= Goal =
Copy each line of the entries beneath that contains the word "this".

= Input =

>>>

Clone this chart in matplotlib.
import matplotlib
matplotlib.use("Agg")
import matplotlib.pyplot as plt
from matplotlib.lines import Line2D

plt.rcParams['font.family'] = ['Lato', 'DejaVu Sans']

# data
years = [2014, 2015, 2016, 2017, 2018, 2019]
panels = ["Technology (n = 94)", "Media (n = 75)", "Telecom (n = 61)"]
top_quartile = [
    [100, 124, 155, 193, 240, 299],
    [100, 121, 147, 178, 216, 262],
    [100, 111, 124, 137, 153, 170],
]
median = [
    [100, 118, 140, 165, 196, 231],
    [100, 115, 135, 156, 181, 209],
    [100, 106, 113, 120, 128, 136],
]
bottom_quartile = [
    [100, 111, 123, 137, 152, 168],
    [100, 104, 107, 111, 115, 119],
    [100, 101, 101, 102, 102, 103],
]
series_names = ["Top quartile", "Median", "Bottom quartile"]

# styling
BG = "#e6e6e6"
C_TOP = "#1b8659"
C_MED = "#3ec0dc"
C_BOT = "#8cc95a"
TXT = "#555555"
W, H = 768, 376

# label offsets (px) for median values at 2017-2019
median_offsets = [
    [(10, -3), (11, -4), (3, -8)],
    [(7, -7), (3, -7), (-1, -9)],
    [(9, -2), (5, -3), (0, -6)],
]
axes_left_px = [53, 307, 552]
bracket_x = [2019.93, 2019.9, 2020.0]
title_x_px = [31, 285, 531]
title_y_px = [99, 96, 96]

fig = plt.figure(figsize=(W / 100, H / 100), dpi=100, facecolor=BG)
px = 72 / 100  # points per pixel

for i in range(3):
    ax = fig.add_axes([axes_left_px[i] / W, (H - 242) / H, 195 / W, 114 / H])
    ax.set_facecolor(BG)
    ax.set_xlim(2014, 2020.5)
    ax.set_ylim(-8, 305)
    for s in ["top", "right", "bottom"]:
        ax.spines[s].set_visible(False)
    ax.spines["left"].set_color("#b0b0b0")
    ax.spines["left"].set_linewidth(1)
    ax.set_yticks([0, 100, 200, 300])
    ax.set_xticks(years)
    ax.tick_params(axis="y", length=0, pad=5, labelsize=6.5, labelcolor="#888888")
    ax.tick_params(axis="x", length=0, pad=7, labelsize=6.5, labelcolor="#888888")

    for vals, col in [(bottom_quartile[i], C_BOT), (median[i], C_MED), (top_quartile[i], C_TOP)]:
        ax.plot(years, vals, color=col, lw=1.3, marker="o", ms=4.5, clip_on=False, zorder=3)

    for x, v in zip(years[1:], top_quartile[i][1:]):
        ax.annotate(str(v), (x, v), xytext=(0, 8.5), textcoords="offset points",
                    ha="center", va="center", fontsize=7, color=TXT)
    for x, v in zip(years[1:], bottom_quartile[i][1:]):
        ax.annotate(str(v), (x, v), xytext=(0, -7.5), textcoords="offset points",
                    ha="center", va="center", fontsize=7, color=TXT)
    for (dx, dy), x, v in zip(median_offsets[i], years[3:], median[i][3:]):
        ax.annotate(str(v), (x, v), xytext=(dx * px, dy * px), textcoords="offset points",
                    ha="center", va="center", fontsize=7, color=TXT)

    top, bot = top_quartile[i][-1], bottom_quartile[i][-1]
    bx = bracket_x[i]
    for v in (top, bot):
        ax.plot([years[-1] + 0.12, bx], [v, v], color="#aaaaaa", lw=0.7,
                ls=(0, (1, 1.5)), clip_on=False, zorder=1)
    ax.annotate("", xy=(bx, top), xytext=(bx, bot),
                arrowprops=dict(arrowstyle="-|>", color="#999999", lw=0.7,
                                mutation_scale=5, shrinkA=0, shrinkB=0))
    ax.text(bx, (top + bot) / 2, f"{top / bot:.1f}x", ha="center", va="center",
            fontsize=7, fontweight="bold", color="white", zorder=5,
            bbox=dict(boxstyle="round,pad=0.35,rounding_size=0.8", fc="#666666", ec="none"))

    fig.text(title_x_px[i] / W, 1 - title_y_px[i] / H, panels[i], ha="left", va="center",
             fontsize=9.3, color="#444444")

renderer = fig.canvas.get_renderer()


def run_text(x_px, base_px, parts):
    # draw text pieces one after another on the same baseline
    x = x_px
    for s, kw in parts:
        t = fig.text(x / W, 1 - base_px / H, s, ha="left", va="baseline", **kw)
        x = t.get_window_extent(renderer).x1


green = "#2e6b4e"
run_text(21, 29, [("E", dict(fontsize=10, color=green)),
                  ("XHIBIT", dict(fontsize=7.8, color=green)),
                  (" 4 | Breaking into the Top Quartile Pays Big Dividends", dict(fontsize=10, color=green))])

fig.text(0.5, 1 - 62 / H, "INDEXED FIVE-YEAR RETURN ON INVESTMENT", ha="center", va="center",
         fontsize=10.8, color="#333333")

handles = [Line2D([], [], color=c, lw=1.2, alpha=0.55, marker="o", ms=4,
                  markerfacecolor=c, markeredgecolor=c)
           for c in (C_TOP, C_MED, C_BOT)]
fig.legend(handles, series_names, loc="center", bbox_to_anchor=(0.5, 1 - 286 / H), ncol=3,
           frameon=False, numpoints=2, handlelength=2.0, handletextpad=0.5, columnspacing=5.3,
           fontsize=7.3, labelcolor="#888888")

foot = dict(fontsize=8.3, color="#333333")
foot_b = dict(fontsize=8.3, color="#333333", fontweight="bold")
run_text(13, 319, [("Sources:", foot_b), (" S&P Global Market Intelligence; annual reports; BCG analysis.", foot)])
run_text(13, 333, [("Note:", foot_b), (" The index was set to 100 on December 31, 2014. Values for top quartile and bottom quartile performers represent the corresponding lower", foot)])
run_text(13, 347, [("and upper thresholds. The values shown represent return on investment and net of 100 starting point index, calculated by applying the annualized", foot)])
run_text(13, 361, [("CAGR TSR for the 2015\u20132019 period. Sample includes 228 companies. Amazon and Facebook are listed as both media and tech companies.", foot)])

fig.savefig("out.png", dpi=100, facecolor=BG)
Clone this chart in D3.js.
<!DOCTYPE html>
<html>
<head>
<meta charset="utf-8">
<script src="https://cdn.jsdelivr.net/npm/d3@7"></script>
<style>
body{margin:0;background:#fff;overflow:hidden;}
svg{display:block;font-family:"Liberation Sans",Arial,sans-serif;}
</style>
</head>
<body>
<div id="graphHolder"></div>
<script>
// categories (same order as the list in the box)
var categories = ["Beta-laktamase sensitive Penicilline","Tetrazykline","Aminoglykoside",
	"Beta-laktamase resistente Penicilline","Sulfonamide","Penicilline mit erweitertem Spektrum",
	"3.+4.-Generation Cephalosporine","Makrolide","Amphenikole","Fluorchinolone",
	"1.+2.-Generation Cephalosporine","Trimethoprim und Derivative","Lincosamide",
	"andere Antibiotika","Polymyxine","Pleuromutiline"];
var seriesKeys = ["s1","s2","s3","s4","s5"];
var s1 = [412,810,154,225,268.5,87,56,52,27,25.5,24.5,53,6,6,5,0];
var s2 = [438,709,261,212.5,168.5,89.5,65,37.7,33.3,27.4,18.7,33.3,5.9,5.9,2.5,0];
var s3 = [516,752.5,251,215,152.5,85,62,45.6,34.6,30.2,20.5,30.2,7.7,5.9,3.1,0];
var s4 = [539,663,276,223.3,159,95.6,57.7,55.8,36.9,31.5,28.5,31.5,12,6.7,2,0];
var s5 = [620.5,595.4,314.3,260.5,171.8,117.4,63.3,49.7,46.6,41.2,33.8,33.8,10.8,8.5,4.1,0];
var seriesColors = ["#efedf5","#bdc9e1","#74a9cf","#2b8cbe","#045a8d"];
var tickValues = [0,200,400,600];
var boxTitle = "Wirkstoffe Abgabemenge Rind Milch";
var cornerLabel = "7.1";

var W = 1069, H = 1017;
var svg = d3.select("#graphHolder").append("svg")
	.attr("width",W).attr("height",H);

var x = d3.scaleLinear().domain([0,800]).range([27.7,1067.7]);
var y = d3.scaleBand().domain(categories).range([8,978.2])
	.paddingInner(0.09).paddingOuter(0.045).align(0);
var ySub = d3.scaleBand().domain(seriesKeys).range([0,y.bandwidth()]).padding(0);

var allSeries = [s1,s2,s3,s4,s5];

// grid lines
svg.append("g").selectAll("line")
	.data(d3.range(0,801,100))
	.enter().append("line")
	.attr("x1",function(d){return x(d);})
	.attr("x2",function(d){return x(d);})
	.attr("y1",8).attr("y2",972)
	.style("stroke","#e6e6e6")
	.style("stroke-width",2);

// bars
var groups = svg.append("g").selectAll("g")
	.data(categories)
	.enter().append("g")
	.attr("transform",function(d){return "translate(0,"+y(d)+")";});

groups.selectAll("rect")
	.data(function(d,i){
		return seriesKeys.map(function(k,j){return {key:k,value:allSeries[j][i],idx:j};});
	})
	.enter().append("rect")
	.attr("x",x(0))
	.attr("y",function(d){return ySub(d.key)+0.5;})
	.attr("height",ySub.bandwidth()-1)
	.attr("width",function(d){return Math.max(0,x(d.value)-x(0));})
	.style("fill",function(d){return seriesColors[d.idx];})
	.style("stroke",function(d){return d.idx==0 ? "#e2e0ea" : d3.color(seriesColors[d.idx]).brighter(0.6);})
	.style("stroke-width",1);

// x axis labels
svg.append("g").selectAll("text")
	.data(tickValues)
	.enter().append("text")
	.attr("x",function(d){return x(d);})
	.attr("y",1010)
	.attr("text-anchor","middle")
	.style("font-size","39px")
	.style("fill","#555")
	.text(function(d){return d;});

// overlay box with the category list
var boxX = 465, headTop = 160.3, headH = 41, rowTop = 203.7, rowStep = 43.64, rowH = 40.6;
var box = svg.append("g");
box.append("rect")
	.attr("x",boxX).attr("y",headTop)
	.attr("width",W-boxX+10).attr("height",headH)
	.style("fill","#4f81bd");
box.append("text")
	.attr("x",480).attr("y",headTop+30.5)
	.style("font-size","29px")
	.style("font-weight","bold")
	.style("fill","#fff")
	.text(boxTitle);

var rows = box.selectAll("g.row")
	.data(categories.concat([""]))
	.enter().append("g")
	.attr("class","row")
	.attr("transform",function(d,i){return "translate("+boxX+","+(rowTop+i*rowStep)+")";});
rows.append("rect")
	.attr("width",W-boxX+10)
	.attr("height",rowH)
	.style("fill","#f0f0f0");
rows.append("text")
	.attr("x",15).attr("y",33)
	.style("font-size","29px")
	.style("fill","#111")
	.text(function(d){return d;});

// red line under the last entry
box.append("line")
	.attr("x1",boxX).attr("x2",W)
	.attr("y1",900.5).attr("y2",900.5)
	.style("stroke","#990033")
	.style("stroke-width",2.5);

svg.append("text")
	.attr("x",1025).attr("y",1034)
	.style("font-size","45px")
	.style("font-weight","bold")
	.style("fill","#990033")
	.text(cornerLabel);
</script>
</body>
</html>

<<<
>>>

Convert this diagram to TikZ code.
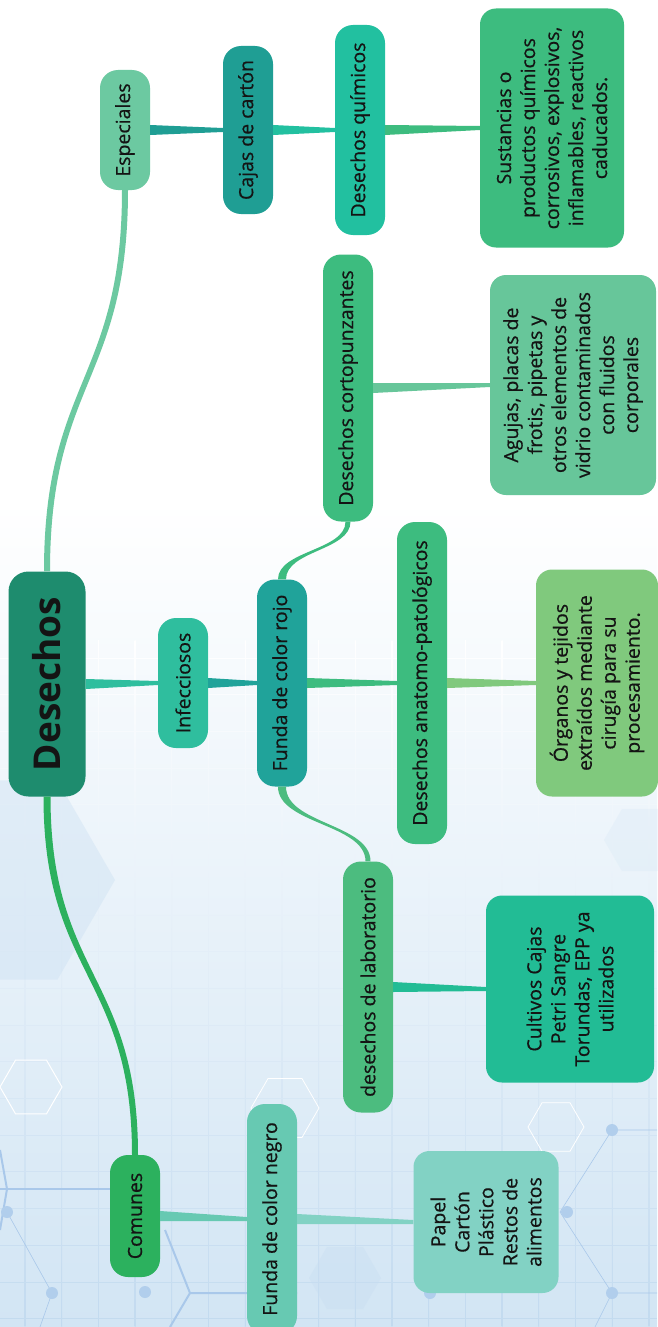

<<<

= Exercise answer =
Clone this chart in matplotlib.
Clone this chart in D3.js.
Convert this diagram to TikZ code.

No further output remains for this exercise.